Where's the Utah Metal? 

Local bands talk about lost scene

click to enlarge Adam Paswaters, Brute Force
  • Adam Paswaters, Brute Force

When asked if he ever books metal shows, University of Utah public-relations student and club investor Rick Jones laughs and retorts, “What for? Nostalgia?”

Once upon a time, God cut through the wave of progressive rock and flower-toting jam bands to proclaim to the world, “Let there be metal.” And metal there was, in every city, in every club and in the CD decks of every teenager.

The Big Four thrash bands stopped in Salt Lake City every year. Pantera trashed rooms at the Grand America and Motel 6 alike, Ozzfest sold out the open-air venues across the country, and every local venue from the Great Saltair to the Dawg Pound had a metal act lined up each weekend, it seemed. Local metal bands were as plentiful as they were concert-ready. This, however, is no longer the case.

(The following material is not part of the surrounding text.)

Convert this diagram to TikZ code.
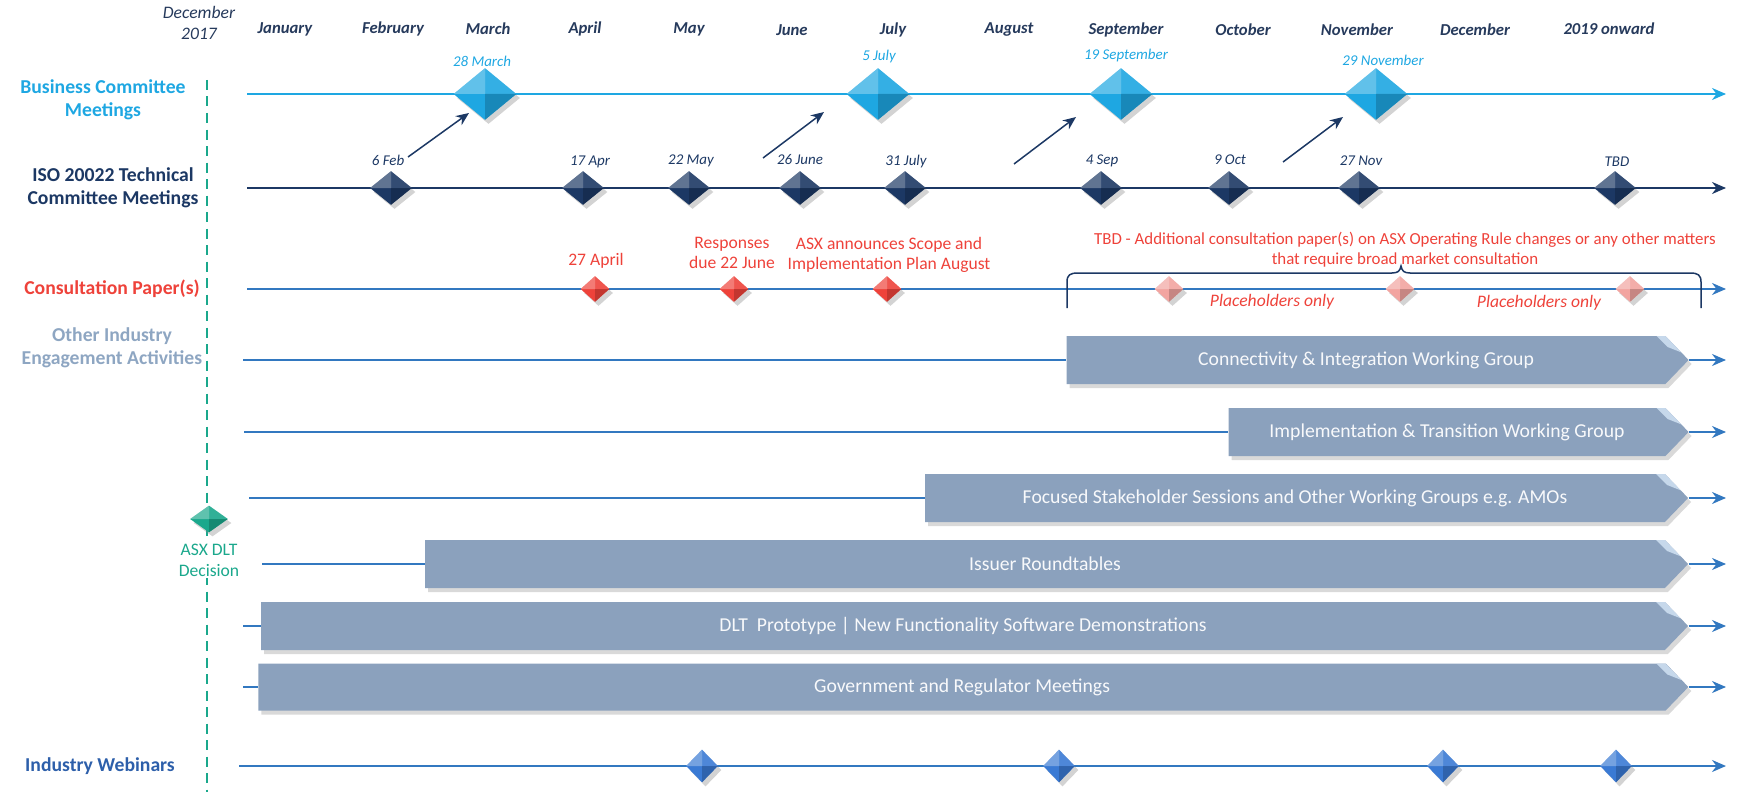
\documentclass[tikz,border=0pt]{standalone}
\usepackage{fontspec}
\setmainfont{Carlito}
\usetikzlibrary{shapes.geometric,shapes.symbols,shadows,arrows.meta}

\definecolor{bcblue}{RGB}{30,167,226}
\definecolor{isonavy}{RGB}{28,56,100}
\definecolor{cpred}{RGB}{238,66,58}
\definecolor{cppink}{RGB}{242,164,160}
\definecolor{oiegrey}{RGB}{142,166,194}
\definecolor{barfill}{RGB}{139,161,189}
\definecolor{barfold}{RGB}{205,222,240}
\definecolor{rowblue}{RGB}{50,120,192}
\definecolor{webblue}{RGB}{45,95,170}
\definecolor{webgem}{RGB}{58,122,212}
\definecolor{dltteal}{RGB}{26,168,140}
\definecolor{monthink}{RGB}{38,58,92}

\tikzset{
  gem/.style={diamond,inner sep=0pt,
    drop shadow={shadow xshift=.7mm,shadow yshift=-.8mm,opacity=.35},
    path picture={
      \fill[white,opacity=.3] (path picture bounding box.north) -- (path picture bounding box.center) -- (path picture bounding box.west) -- cycle;
      \fill[white,opacity=.1] (path picture bounding box.north) -- (path picture bounding box.center) -- (path picture bounding box.east) -- cycle;
      \fill[black,opacity=.18] (path picture bounding box.south) -- (path picture bounding box.center) -- (path picture bounding box.east) -- cycle;}},
  bcgem/.style={gem,fill=bcblue,minimum width=12.6mm,minimum height=10.4mm},
  isogem/.style={gem,fill=isonavy,minimum width=8.4mm,minimum height=6.8mm},
  cpgem/.style={gem,fill=cpred,minimum width=5.8mm,minimum height=5.2mm},
  phgem/.style={gem,fill=cppink,minimum width=5.8mm,minimum height=5.2mm},
  webgemstyle/.style={gem,fill=webgem,minimum width=6.4mm,minimum height=6.6mm},
  dltgem/.style={gem,fill=dltteal,minimum width=7.6mm,minimum height=5.4mm},
  month/.style={font=\fontsize{9.5}{11}\selectfont\bfseries\itshape,text=monthink},
  bcdate/.style={font=\fontsize{8.5}{10}\selectfont\itshape,text=bcblue},
  isodate/.style={font=\fontsize{8.5}{10}\selectfont\itshape,text=isonavy},
  rowlabel/.style={font=\fontsize{11.2}{13}\selectfont\bfseries,align=center},
  cptext/.style={font=\fontsize{10}{11.5}\selectfont,text=cpred,align=center},
  bar/.style={signal,signal to=east,signal pointer angle=92,fill=barfill,
    minimum height=9.6mm,inner sep=0pt,text=white!94!barfill,font=\fontsize{11.2}{13}\selectfont,
    drop shadow={shadow xshift=.6mm,shadow yshift=-.8mm,opacity=.3},
    path picture={
      \fill[barfold,opacity=.9] ([xshift=-6.4mm]path picture bounding box.north east) -- ([xshift=-4.6mm]path picture bounding box.north east) -- ([xshift=-1.4mm,yshift=-3.3mm]path picture bounding box.north east) -- ([xshift=-4.2mm,yshift=-2.2mm]path picture bounding box.north east) -- cycle;}},
  rowline/.style={rowblue,line width=.4mm},
  endarrow/.style={-{Stealth[length=2.8mm,width=2.4mm]}},
  linkarrow/.style={isonavy,line width=.3mm,-{Stealth[length=2.6mm,width=2.2mm]}}
}

\begin{document}
\begin{tikzpicture}[x=0.2mm,y=-0.2mm]
  \useasboundingbox (0,0) rectangle (1738,792);

  % months
  \node[font=\fontsize{10}{11.5}\selectfont\itshape,text=monthink,align=center] (m-0) at (199,23) {December\\2017};
  \node[month] (m-1) at (285,29) {January};
  \node[month] (m-2) at (393,29) {February};
  \node[month] (m-3) at (488,29) {March};
  \node[month] (m-4) at (585,29) {April};
  \node[month] (m-5) at (689,29) {May};
  \node[month] (m-6) at (792,30) {June};
  \node[month] (m-7) at (893,30) {July};
  \node[month] (m-8) at (1009,29) {August};
  \node[month] (m-9) at (1126,30) {September};
  \node[month] (m-10) at (1243,30) {October};
  \node[month] (m-11) at (1357,30) {November};
  \node[month] (m-12) at (1475,30) {December};
  \node[month] (m-13) at (1609,29) {2019 onward};

  % row labels
  \node[rowlabel,text=bcblue] (l-bc) at (103,100) {Business Committee\\Meetings};
  \node[rowlabel,text=isonavy] (l-iso) at (113,188) {ISO 20022 Technical\\Committee Meetings};
  \node[rowlabel,text=cpred] (l-cp) at (112,289) {Consultation Paper(s)};
  \node[rowlabel,text=oiegrey] (l-oie) at (112,348) {Other Industry\\Engagement Activities};
  \node[rowlabel,text=webblue] (l-web) at (100,766) {Industry Webinars};

  % ASX DLT decision
  \coordinate (dlt-top) at (207,80);
  \coordinate (dlt-bot) at (207,792);
  \draw[dltteal,line width=.55mm,dash pattern=on 2mm off 1.3mm] (dlt-top) -- (dlt-bot);
  \node[font=\fontsize{10}{12}\selectfont,text=dltteal,align=center,fill=white,inner sep=1pt] (dlt-txt) at (209,560) {ASX DLT\\Decision};
  \node[dltgem] (dlt) at (209,519) {};

  % business committee
  \coordinate (bc-s) at (247,94);
  \coordinate (bc-e) at (1726,94);
  \draw[bcblue,line width=.45mm,endarrow] (bc-s) -- (bc-e);
  \node[bcgem] (bc-1) at (485,94) {};
  \node[bcgem] (bc-2) at (878,94) {};
  \node[bcgem] (bc-3) at (1121,94) {};
  \node[bcgem] (bc-4) at (1376,94) {};
  \node[bcdate] (bcd-1) at (482,61) {28 March};
  \node[bcdate] (bcd-2) at (879,57) {5 July};
  \node[bcdate] (bcd-3) at (1126,56) {19 September};
  \node[bcdate] (bcd-4) at (1383,60) {29 November};

  % iso 20022 technical committee
  \coordinate (iso-s) at (247,188);
  \coordinate (iso-e) at (1726,188);
  \draw[isonavy,line width=.4mm,endarrow] (iso-s) -- (iso-e);
  \node[isogem] (iso-1) at (391,188) {};
  \node[isogem] (iso-2) at (583,188) {};
  \node[isogem] (iso-3) at (689,188) {};
  \node[isogem] (iso-4) at (800,188) {};
  \node[isogem] (iso-5) at (905,188) {};
  \node[isogem] (iso-6) at (1101,188) {};
  \node[isogem] (iso-7) at (1229,188) {};
  \node[isogem] (iso-8) at (1359,188) {};
  \node[isogem] (iso-9) at (1615,188) {};
  \node[isodate] (isod-1) at (388,160) {6 Feb};
  \node[isodate] (isod-2) at (590,162) {17 Apr};
  \node[isodate] (isod-3) at (691,161) {22 May};
  \node[isodate] (isod-4) at (800,160) {26 June};
  \node[isodate] (isod-5) at (906,162) {31 July};
  \node[isodate] (isod-6) at (1102,161) {4 Sep};
  \node[isodate] (isod-7) at (1230,160) {9 Oct};
  \node[isodate] (isod-8) at (1361,161) {27 Nov};
  \node[isodate] (isod-9) at (1617,162) {TBD};

  \coordinate (up-1s) at (408,157); \coordinate (up-1e) at (469,113);
  \coordinate (up-2s) at (763,158); \coordinate (up-2e) at (824,112);
  \coordinate (up-3s) at (1014,164); \coordinate (up-3e) at (1076,117);
  \coordinate (up-4s) at (1283,162); \coordinate (up-4e) at (1343,117);
  \draw[linkarrow] (up-1s) -- (up-1e);
  \draw[linkarrow] (up-2s) -- (up-2e);
  \draw[linkarrow] (up-3s) -- (up-3e);
  \draw[linkarrow] (up-4s) -- (up-4e);

  % consultation papers
  \coordinate (cp-s) at (247,289);
  \coordinate (cp-e) at (1726,289);
  \draw[rowline,endarrow] (cp-s) -- (cp-e);
  \draw[isonavy,line width=.3mm] (1067,308) -- (1067,282) .. controls (1067,275) and (1070,273) .. (1078,273) -- (1392,273) .. controls (1398,273) and (1400,271) .. (1401,266) .. controls (1402,271) and (1404,273) .. (1410,273) -- (1690,273) .. controls (1698,273) and (1701,275) .. (1701,282) -- (1701,308);
  \node[cpgem] (cp-1) at (595,289) {};
  \node[cpgem] (cp-2) at (734,289) {};
  \node[cpgem] (cp-3) at (887,289) {};
  \node[phgem] (ph-1) at (1169,289) {};
  \node[phgem] (ph-2) at (1400,289) {};
  \node[phgem] (ph-3) at (1630,289) {};
  \node[cptext] (cpt-1) at (596,261) {27 April};
  \node[cptext] (cpt-2) at (732,253) {Responses\\due 22 June};
  \node[cptext] (cpt-3) at (889,255) {ASX announces Scope and\\Implementation Plan August};
  \node[cptext,font=\fontsize{9.6}{11.5}\selectfont] (cpt-4) at (1405,250) {TBD - Additional consultation paper(s) on ASX Operating Rule changes or any other matters\\that require broad market consultation};
  \node[cptext,font=\fontsize{10}{12}\selectfont\itshape] (cpt-5) at (1272,302) {Placeholders only};
  \node[cptext,font=\fontsize{10}{12}\selectfont\itshape] (cpt-6) at (1539,303) {Placeholders only};

  % other industry engagement activities
  \node[bar,minimum width=124.4mm] (bar-1) at (1366,360) {Connectivity \& Integration Working Group};
  \node[bar,minimum width=92mm] (bar-2) at (1447,432) {Implementation \& Transition Working Group};
  \node[bar,minimum width=152.6mm] (bar-3) at (1295,498) {Focused Stakeholder Sessions and Other Working Groups e.g. AMOs};
  \node[bar,minimum width=252.6mm] (bar-4) at (1045,564) {Issuer Roundtables};
  \node[bar,minimum width=285.4mm] (bar-5) at (963,626) {DLT\ \ Prototype | New Functionality Software Demonstrations};
  \node[bar,minimum width=286mm,minimum height=9.4mm] (bar-6) at (962,687) {Government and Regulator Meetings};

  \coordinate (oie-1s) at (243,360); \coordinate (oie-1e) at (1726,360);
  \coordinate (oie-2s) at (244,432); \coordinate (oie-2e) at (1726,432);
  \coordinate (oie-3s) at (249,498); \coordinate (oie-3e) at (1726,498);
  \coordinate (oie-4s) at (262,564); \coordinate (oie-4e) at (1726,564);
  \coordinate (oie-5s) at (243,626); \coordinate (oie-5e) at (1726,626);
  \coordinate (oie-6s) at (243,687); \coordinate (oie-6e) at (1726,687);
  \draw[rowline] (oie-1s) -- (bar-1.west); \draw[rowline,endarrow] (bar-1.east) -- (oie-1e);
  \draw[rowline] (oie-2s) -- (bar-2.west); \draw[rowline,endarrow] (bar-2.east) -- (oie-2e);
  \draw[rowline] (oie-3s) -- (bar-3.west); \draw[rowline,endarrow] (bar-3.east) -- (oie-3e);
  \draw[rowline] (oie-4s) -- (bar-4.west); \draw[rowline,endarrow] (bar-4.east) -- (oie-4e);
  \draw[rowline] (oie-5s) -- (bar-5.west); \draw[rowline,endarrow] (bar-5.east) -- (oie-5e);
  \draw[rowline] (oie-6s) -- (bar-6.west); \draw[rowline,endarrow] (bar-6.east) -- (oie-6e);

  % industry webinars
  \coordinate (web-s) at (239,766);
  \coordinate (web-e) at (1726,766);
  \draw[rowline,endarrow] (web-s) -- (web-e);
  \node[webgemstyle] (web-1) at (702,766) {};
  \node[webgemstyle] (web-2) at (1059,766) {};
  \node[webgemstyle] (web-3) at (1443,766) {};
  \node[webgemstyle] (web-4) at (1616,766) {};

\end{tikzpicture}
\end{document}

“The metal scene is dying in this city,” says Adam Paswaters, rhythm guitarist and vocalist for the Salt Lake City-based outfit aptly titled Brute Force. His band has been around for years, playing in every venue that will book them and any time slot that isn’t before noon. They conjure stereotypical images of a mishmash of every heavy band in history: ripped jeans, Viking hair, broken-in T-shirts of their favorite musical influences and a cloud of cigarette smoke that surrounds them like Stygian mist.

“Every show used to be metal; now it’s a bunch of indie bands and electronica. The music used to be about passion and aggression and doing your own thing,” Paswaters says. “Now, it seems like nobody wants that anymore. It’s ‘not [their] scene.’” Other bands like Ravings of a Madman, INVDRS (who played a “final show” in July, only to re-emerge in August) and Killbot have also tried to keep the bullhorns thrown high into the midnight hour whenever and wherever they could.

The time is over for Flying V guitars and blast beats, suspects former bassist for rockabilly band Hillbilly Hellcats and Salt Lake City resident Dinny Dinsdale. “I honestly haven’t been to a really great metal show in years,” he says. “Metal didn’t make the leap to the years beyond 2005, really. It’s sad. They breathed a lot of life into the city. But metal isn’t the scene anymore; people want pin-ups, not chicks in denim vests.”

Certainly the change in music in a broad scope has been multidimensional. Clothing style, dance style, social messages and drinking habits have all influenced the decline in this aggressive and sonically powerful genre.

“I don’t know when, exactly, but along the line, everybody just wanted to dance,” says “Metal” Travis Jensen, a promoter for The Complex. “Electronic music is the huge thing now, and indie.”

However, hope springs eternal; there may be a chance of revival for the genre—and from a younger generation of headbangers. “It’s not like the scene is dead entirely; we try to book tons of metal acts here. What really helps is that we have some all-ages rooms,” Jensen says, with hope.

“The bars are the last bastions for us these days,” says Logan Platt, Brute Force’s lead guitarist. However, metal stalwart Club Vegas recently closed shop, so venues are slim pickin’s. “And all the all-ages venues got shut down: Outer Rim, Lo-Fi Cafe, The Junction, Club DV8. That’s really what killed the scene, I think. ... The musical future is the kids, and they can’t see us. What we need are more venues that kids can come to without having to get a fake I.D.”

Young bands from Salt Lake City often travel to Ogden, which seems to have less of a problem keeping a lively metal scene alive. “Salt Lake is cool for going to dance clubs and stuff,” says Tim McKenna, the most vocal of a group of teenage metalheads who frequent the all-ages Ogden club The Basement. The shows feature upward to seven bands, each playing rapid-fire sets in succession to a packed house. “We can’t get into a lot of the metal shows, though, so more bands play here, I think. It’d be sick to have some better places in Salt Lake, though.”

“There’s a comeback on the way,” says local concert promoter Frank Carroll, who hails from the more vibrant East Coast metal scene. “Bands can’t get the $2,000 return that they might get in Los Angeles. It’s discouraging for them, so what they need is a group of dedicated promoters who are willing to do the DIY thing: knock on some doors, make some cold calls and not be scared of getting rejected. And they’re getting more people like that.”

It seems like metal may not be dead entirely. It might just be, fittingly, undead.